* Work to do: Print only the lines from the top of the data through the line with "(unten) at (0,861);", both included, skipping every picture.

* Source data:
'''
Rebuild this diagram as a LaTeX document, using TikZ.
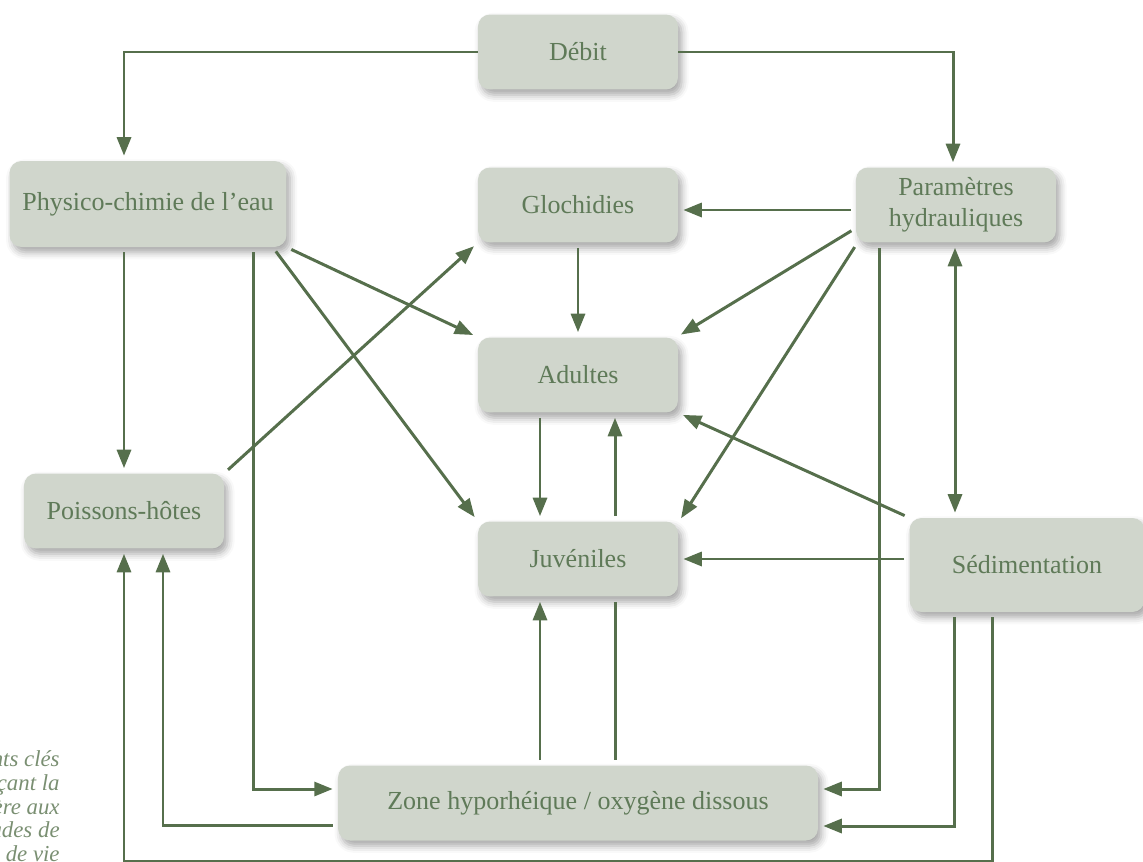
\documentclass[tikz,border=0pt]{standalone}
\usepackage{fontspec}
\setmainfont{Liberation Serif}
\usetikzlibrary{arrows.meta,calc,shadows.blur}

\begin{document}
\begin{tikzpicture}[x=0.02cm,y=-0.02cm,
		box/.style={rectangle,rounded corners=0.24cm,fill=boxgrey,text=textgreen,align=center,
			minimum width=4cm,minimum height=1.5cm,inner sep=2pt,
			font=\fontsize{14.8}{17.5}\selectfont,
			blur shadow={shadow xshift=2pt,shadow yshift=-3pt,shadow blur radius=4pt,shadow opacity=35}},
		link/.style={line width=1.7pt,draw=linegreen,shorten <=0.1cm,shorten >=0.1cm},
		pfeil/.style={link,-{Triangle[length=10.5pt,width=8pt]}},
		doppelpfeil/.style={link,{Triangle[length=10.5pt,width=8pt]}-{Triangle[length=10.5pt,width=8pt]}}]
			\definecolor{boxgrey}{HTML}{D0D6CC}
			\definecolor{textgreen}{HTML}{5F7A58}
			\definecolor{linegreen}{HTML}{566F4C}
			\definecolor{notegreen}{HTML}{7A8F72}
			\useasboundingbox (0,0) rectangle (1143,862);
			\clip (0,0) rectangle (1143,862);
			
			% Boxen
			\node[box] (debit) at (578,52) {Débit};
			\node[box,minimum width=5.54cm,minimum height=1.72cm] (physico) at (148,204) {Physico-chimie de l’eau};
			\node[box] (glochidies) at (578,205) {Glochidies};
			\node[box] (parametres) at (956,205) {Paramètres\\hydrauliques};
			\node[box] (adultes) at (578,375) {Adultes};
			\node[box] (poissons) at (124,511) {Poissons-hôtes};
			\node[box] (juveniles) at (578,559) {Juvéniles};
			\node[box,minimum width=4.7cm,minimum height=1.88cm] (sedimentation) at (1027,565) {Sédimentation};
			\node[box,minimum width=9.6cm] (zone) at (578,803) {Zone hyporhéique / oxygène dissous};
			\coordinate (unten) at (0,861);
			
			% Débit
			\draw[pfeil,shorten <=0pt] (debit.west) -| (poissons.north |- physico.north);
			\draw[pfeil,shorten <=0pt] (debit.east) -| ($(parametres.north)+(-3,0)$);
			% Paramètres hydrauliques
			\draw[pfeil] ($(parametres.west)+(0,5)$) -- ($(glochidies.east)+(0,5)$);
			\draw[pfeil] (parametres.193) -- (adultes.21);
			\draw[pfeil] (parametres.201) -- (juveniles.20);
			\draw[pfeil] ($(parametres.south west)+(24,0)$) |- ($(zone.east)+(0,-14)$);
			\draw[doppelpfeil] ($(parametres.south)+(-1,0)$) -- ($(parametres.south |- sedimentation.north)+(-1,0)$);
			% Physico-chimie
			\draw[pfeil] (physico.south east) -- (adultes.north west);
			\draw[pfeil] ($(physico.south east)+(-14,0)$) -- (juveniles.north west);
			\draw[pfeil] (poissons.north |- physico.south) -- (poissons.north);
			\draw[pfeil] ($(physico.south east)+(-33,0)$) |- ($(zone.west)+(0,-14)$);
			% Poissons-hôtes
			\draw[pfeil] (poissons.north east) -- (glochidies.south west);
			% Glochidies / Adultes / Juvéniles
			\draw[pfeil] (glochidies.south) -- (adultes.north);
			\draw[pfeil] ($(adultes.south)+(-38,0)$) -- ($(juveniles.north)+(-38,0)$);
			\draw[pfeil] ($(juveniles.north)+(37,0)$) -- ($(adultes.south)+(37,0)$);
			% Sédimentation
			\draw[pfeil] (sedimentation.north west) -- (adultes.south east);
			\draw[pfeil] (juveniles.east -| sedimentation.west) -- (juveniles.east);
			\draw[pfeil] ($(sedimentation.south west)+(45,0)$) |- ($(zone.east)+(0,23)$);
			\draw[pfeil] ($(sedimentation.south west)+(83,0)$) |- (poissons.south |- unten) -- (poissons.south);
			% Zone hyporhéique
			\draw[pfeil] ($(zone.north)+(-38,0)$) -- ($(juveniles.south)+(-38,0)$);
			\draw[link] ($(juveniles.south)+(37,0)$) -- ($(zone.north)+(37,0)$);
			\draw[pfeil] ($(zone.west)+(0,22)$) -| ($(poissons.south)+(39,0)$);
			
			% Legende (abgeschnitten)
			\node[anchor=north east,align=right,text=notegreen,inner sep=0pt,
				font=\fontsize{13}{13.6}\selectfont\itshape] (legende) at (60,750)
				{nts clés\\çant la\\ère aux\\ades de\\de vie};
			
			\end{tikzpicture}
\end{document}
'''
* The answer:
Rebuild this diagram as a LaTeX document, using TikZ.
\documentclass[tikz,border=0pt]{standalone}
\usepackage{fontspec}
\setmainfont{Liberation Serif}
\usetikzlibrary{arrows.meta,calc,shadows.blur}

\begin{document}
\begin{tikzpicture}[x=0.02cm,y=-0.02cm,
		box/.style={rectangle,rounded corners=0.24cm,fill=boxgrey,text=textgreen,align=center,
			minimum width=4cm,minimum height=1.5cm,inner sep=2pt,
			font=\fontsize{14.8}{17.5}\selectfont,
			blur shadow={shadow xshift=2pt,shadow yshift=-3pt,shadow blur radius=4pt,shadow opacity=35}},
		link/.style={line width=1.7pt,draw=linegreen,shorten <=0.1cm,shorten >=0.1cm},
		pfeil/.style={link,-{Triangle[length=10.5pt,width=8pt]}},
		doppelpfeil/.style={link,{Triangle[length=10.5pt,width=8pt]}-{Triangle[length=10.5pt,width=8pt]}}]
			\definecolor{boxgrey}{HTML}{D0D6CC}
			\definecolor{textgreen}{HTML}{5F7A58}
			\definecolor{linegreen}{HTML}{566F4C}
			\definecolor{notegreen}{HTML}{7A8F72}
			\useasboundingbox (0,0) rectangle (1143,862);
			\clip (0,0) rectangle (1143,862);
			
			% Boxen
			\node[box] (debit) at (578,52) {Débit};
			\node[box,minimum width=5.54cm,minimum height=1.72cm] (physico) at (148,204) {Physico-chimie de l’eau};
			\node[box] (glochidies) at (578,205) {Glochidies};
			\node[box] (parametres) at (956,205) {Paramètres\\hydrauliques};
			\node[box] (adultes) at (578,375) {Adultes};
			\node[box] (poissons) at (124,511) {Poissons-hôtes};
			\node[box] (juveniles) at (578,559) {Juvéniles};
			\node[box,minimum width=4.7cm,minimum height=1.88cm] (sedimentation) at (1027,565) {Sédimentation};
			\node[box,minimum width=9.6cm] (zone) at (578,803) {Zone hyporhéique / oxygène dissous};
			\coordinate (unten) at (0,861);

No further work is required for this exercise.